▸ **The problem**
Present the data once more in exactly its original form.

[Records with drawing code]

** start **

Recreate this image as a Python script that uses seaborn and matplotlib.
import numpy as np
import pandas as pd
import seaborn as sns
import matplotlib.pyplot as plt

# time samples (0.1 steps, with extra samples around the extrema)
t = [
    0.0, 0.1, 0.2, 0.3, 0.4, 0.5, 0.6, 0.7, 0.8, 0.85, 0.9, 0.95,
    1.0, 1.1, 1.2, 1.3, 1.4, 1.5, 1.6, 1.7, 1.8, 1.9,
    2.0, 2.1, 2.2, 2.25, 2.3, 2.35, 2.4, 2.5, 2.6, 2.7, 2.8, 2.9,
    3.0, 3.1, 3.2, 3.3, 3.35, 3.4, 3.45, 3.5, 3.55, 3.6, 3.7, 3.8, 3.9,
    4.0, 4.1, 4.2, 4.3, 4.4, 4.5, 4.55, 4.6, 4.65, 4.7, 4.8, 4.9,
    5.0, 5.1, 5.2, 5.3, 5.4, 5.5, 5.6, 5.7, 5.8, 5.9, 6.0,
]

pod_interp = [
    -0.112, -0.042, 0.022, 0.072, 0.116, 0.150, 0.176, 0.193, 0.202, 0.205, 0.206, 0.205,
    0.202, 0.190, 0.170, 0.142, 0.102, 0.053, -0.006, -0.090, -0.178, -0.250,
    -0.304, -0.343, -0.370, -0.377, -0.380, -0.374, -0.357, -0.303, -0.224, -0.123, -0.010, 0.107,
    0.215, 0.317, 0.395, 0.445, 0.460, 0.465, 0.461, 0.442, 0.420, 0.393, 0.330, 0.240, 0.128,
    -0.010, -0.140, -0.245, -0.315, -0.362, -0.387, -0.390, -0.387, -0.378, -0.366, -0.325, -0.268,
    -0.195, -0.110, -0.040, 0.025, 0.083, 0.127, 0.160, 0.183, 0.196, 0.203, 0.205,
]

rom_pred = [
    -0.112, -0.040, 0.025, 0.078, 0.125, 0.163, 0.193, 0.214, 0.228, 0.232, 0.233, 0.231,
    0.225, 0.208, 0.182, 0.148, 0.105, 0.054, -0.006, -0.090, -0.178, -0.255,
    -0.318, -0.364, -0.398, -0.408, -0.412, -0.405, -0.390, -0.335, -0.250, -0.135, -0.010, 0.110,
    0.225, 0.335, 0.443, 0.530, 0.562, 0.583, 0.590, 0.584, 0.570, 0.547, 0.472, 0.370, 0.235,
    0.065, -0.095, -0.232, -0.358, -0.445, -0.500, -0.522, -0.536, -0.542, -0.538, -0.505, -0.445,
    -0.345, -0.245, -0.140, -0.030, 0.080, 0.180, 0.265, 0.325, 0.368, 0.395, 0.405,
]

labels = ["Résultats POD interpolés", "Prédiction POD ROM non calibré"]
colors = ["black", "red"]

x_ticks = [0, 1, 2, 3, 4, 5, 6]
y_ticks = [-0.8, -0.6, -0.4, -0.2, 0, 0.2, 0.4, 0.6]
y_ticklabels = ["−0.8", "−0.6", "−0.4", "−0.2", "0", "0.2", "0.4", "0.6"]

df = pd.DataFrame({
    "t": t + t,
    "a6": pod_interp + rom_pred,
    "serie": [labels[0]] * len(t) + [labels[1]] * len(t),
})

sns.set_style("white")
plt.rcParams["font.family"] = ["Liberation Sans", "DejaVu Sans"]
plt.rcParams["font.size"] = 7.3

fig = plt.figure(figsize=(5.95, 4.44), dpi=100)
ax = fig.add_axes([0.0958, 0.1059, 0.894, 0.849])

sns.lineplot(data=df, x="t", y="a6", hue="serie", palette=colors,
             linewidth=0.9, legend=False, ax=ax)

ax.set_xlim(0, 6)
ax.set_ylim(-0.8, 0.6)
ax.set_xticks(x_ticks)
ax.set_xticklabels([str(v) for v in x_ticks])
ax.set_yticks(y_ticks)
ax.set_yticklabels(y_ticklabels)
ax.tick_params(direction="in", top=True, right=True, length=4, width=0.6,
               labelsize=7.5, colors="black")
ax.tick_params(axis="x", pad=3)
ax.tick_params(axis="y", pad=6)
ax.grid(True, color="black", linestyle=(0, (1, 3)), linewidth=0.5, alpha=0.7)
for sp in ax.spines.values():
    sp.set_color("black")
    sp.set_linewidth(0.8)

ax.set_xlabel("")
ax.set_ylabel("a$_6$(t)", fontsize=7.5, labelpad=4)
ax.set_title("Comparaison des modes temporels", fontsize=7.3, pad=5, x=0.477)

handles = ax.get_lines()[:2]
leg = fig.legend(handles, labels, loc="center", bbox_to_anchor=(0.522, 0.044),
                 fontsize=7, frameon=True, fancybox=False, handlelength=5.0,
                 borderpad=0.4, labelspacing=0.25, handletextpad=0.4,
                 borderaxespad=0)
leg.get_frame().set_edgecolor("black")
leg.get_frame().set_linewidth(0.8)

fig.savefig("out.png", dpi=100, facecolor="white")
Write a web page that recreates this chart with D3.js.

** end **

▸ **Complete answer**
Recreate this image as a Python script that uses seaborn and matplotlib.
import numpy as np
import pandas as pd
import seaborn as sns
import matplotlib.pyplot as plt

# time samples (0.1 steps, with extra samples around the extrema)
t = [
    0.0, 0.1, 0.2, 0.3, 0.4, 0.5, 0.6, 0.7, 0.8, 0.85, 0.9, 0.95,
    1.0, 1.1, 1.2, 1.3, 1.4, 1.5, 1.6, 1.7, 1.8, 1.9,
    2.0, 2.1, 2.2, 2.25, 2.3, 2.35, 2.4, 2.5, 2.6, 2.7, 2.8, 2.9,
    3.0, 3.1, 3.2, 3.3, 3.35, 3.4, 3.45, 3.5, 3.55, 3.6, 3.7, 3.8, 3.9,
    4.0, 4.1, 4.2, 4.3, 4.4, 4.5, 4.55, 4.6, 4.65, 4.7, 4.8, 4.9,
    5.0, 5.1, 5.2, 5.3, 5.4, 5.5, 5.6, 5.7, 5.8, 5.9, 6.0,
]

pod_interp = [
    -0.112, -0.042, 0.022, 0.072, 0.116, 0.150, 0.176, 0.193, 0.202, 0.205, 0.206, 0.205,
    0.202, 0.190, 0.170, 0.142, 0.102, 0.053, -0.006, -0.090, -0.178, -0.250,
    -0.304, -0.343, -0.370, -0.377, -0.380, -0.374, -0.357, -0.303, -0.224, -0.123, -0.010, 0.107,
    0.215, 0.317, 0.395, 0.445, 0.460, 0.465, 0.461, 0.442, 0.420, 0.393, 0.330, 0.240, 0.128,
    -0.010, -0.140, -0.245, -0.315, -0.362, -0.387, -0.390, -0.387, -0.378, -0.366, -0.325, -0.268,
    -0.195, -0.110, -0.040, 0.025, 0.083, 0.127, 0.160, 0.183, 0.196, 0.203, 0.205,
]

rom_pred = [
    -0.112, -0.040, 0.025, 0.078, 0.125, 0.163, 0.193, 0.214, 0.228, 0.232, 0.233, 0.231,
    0.225, 0.208, 0.182, 0.148, 0.105, 0.054, -0.006, -0.090, -0.178, -0.255,
    -0.318, -0.364, -0.398, -0.408, -0.412, -0.405, -0.390, -0.335, -0.250, -0.135, -0.010, 0.110,
    0.225, 0.335, 0.443, 0.530, 0.562, 0.583, 0.590, 0.584, 0.570, 0.547, 0.472, 0.370, 0.235,
    0.065, -0.095, -0.232, -0.358, -0.445, -0.500, -0.522, -0.536, -0.542, -0.538, -0.505, -0.445,
    -0.345, -0.245, -0.140, -0.030, 0.080, 0.180, 0.265, 0.325, 0.368, 0.395, 0.405,
]

labels = ["Résultats POD interpolés", "Prédiction POD ROM non calibré"]
colors = ["black", "red"]

x_ticks = [0, 1, 2, 3, 4, 5, 6]
y_ticks = [-0.8, -0.6, -0.4, -0.2, 0, 0.2, 0.4, 0.6]
y_ticklabels = ["−0.8", "−0.6", "−0.4", "−0.2", "0", "0.2", "0.4", "0.6"]

df = pd.DataFrame({
    "t": t + t,
    "a6": pod_interp + rom_pred,
    "serie": [labels[0]] * len(t) + [labels[1]] * len(t),
})

sns.set_style("white")
plt.rcParams["font.family"] = ["Liberation Sans", "DejaVu Sans"]
plt.rcParams["font.size"] = 7.3

fig = plt.figure(figsize=(5.95, 4.44), dpi=100)
ax = fig.add_axes([0.0958, 0.1059, 0.894, 0.849])

sns.lineplot(data=df, x="t", y="a6", hue="serie", palette=colors,
             linewidth=0.9, legend=False, ax=ax)

ax.set_xlim(0, 6)
ax.set_ylim(-0.8, 0.6)
ax.set_xticks(x_ticks)
ax.set_xticklabels([str(v) for v in x_ticks])
ax.set_yticks(y_ticks)
ax.set_yticklabels(y_ticklabels)
ax.tick_params(direction="in", top=True, right=True, length=4, width=0.6,
               labelsize=7.5, colors="black")
ax.tick_params(axis="x", pad=3)
ax.tick_params(axis="y", pad=6)
ax.grid(True, color="black", linestyle=(0, (1, 3)), linewidth=0.5, alpha=0.7)
for sp in ax.spines.values():
    sp.set_color("black")
    sp.set_linewidth(0.8)

ax.set_xlabel("")
ax.set_ylabel("a$_6$(t)", fontsize=7.5, labelpad=4)
ax.set_title("Comparaison des modes temporels", fontsize=7.3, pad=5, x=0.477)

handles = ax.get_lines()[:2]
leg = fig.legend(handles, labels, loc="center", bbox_to_anchor=(0.522, 0.044),
                 fontsize=7, frameon=True, fancybox=False, handlelength=5.0,
                 borderpad=0.4, labelspacing=0.25, handletextpad=0.4,
                 borderaxespad=0)
leg.get_frame().set_edgecolor("black")
leg.get_frame().set_linewidth(0.8)

fig.savefig("out.png", dpi=100, facecolor="white")
Write a web page that recreates this chart with D3.js.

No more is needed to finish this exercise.